STATED EXERCISE —
Below is some material; set it all down exactly, apart from the pictures.

____________________

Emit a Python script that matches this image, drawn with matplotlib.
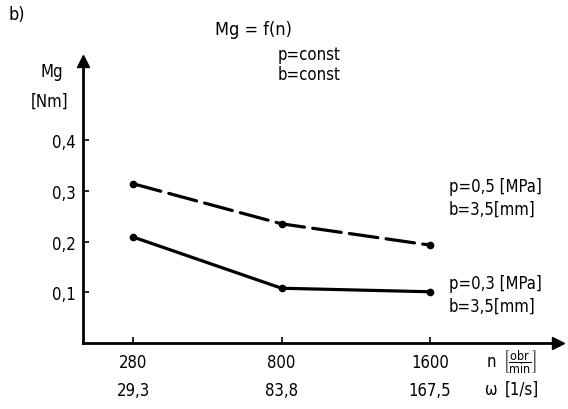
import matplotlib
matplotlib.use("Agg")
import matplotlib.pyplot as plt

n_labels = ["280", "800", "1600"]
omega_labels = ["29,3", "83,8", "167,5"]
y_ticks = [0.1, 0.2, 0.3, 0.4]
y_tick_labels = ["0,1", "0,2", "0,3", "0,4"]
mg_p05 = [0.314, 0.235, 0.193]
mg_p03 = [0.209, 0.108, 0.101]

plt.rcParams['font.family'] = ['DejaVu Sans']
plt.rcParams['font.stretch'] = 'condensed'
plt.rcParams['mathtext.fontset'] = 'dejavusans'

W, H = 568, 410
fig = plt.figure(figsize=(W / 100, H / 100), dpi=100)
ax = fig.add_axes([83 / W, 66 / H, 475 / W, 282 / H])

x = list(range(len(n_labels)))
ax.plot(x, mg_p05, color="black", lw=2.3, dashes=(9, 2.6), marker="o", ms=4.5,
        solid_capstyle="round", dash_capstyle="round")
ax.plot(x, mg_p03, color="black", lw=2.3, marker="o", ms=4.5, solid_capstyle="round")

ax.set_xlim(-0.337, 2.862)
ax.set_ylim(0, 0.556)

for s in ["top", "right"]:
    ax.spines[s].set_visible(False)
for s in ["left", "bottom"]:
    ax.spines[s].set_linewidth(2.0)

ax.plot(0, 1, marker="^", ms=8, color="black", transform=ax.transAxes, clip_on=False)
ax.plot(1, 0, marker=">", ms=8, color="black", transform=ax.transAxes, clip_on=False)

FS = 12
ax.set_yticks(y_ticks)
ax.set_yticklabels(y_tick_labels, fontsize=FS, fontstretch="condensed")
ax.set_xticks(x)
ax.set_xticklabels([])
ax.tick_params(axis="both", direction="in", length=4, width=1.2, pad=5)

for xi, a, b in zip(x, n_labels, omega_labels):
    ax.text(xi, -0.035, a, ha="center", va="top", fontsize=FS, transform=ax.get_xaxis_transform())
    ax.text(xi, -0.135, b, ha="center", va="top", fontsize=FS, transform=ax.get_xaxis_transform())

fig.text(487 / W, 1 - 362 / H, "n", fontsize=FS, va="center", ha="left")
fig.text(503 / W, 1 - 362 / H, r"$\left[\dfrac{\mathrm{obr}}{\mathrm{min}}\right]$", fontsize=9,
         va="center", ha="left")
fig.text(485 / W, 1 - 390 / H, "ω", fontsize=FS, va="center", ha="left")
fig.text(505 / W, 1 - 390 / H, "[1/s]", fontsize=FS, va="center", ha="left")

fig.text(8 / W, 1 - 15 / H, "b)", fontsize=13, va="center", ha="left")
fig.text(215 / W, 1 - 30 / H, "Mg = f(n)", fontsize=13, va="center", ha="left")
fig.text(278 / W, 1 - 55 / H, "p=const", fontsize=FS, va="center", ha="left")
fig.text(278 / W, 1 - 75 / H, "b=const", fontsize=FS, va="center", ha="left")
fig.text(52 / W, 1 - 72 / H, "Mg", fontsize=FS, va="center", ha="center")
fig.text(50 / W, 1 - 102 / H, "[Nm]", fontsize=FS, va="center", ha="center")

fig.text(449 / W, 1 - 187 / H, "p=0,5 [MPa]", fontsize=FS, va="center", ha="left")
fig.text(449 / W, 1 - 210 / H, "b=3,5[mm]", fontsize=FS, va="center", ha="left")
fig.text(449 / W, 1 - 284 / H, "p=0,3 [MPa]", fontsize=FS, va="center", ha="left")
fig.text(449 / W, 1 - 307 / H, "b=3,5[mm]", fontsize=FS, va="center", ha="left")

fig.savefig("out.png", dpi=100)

____________________

ANSWER —
Emit a Python script that matches this image, drawn with matplotlib.
import matplotlib
matplotlib.use("Agg")
import matplotlib.pyplot as plt

n_labels = ["280", "800", "1600"]
omega_labels = ["29,3", "83,8", "167,5"]
y_ticks = [0.1, 0.2, 0.3, 0.4]
y_tick_labels = ["0,1", "0,2", "0,3", "0,4"]
mg_p05 = [0.314, 0.235, 0.193]
mg_p03 = [0.209, 0.108, 0.101]

plt.rcParams['font.family'] = ['DejaVu Sans']
plt.rcParams['font.stretch'] = 'condensed'
plt.rcParams['mathtext.fontset'] = 'dejavusans'

W, H = 568, 410
fig = plt.figure(figsize=(W / 100, H / 100), dpi=100)
ax = fig.add_axes([83 / W, 66 / H, 475 / W, 282 / H])

x = list(range(len(n_labels)))
ax.plot(x, mg_p05, color="black", lw=2.3, dashes=(9, 2.6), marker="o", ms=4.5,
        solid_capstyle="round", dash_capstyle="round")
ax.plot(x, mg_p03, color="black", lw=2.3, marker="o", ms=4.5, solid_capstyle="round")

ax.set_xlim(-0.337, 2.862)
ax.set_ylim(0, 0.556)

for s in ["top", "right"]:
    ax.spines[s].set_visible(False)
for s in ["left", "bottom"]:
    ax.spines[s].set_linewidth(2.0)

ax.plot(0, 1, marker="^", ms=8, color="black", transform=ax.transAxes, clip_on=False)
ax.plot(1, 0, marker=">", ms=8, color="black", transform=ax.transAxes, clip_on=False)

FS = 12
ax.set_yticks(y_ticks)
ax.set_yticklabels(y_tick_labels, fontsize=FS, fontstretch="condensed")
ax.set_xticks(x)
ax.set_xticklabels([])
ax.tick_params(axis="both", direction="in", length=4, width=1.2, pad=5)

for xi, a, b in zip(x, n_labels, omega_labels):
    ax.text(xi, -0.035, a, ha="center", va="top", fontsize=FS, transform=ax.get_xaxis_transform())
    ax.text(xi, -0.135, b, ha="center", va="top", fontsize=FS, transform=ax.get_xaxis_transform())

fig.text(487 / W, 1 - 362 / H, "n", fontsize=FS, va="center", ha="left")
fig.text(503 / W, 1 - 362 / H, r"$\left[\dfrac{\mathrm{obr}}{\mathrm{min}}\right]$", fontsize=9,
         va="center", ha="left")
fig.text(485 / W, 1 - 390 / H, "ω", fontsize=FS, va="center", ha="left")
fig.text(505 / W, 1 - 390 / H, "[1/s]", fontsize=FS, va="center", ha="left")

fig.text(8 / W, 1 - 15 / H, "b)", fontsize=13, va="center", ha="left")
fig.text(215 / W, 1 - 30 / H, "Mg = f(n)", fontsize=13, va="center", ha="left")
fig.text(278 / W, 1 - 55 / H, "p=const", fontsize=FS, va="center", ha="left")
fig.text(278 / W, 1 - 75 / H, "b=const", fontsize=FS, va="center", ha="left")
fig.text(52 / W, 1 - 72 / H, "Mg", fontsize=FS, va="center", ha="center")
fig.text(50 / W, 1 - 102 / H, "[Nm]", fontsize=FS, va="center", ha="center")

fig.text(449 / W, 1 - 187 / H, "p=0,5 [MPa]", fontsize=FS, va="center", ha="left")
fig.text(449 / W, 1 - 210 / H, "b=3,5[mm]", fontsize=FS, va="center", ha="left")
fig.text(449 / W, 1 - 284 / H, "p=0,3 [MPa]", fontsize=FS, va="center", ha="left")
fig.text(449 / W, 1 - 307 / H, "b=3,5[mm]", fontsize=FS, va="center", ha="left")

fig.savefig("out.png", dpi=100)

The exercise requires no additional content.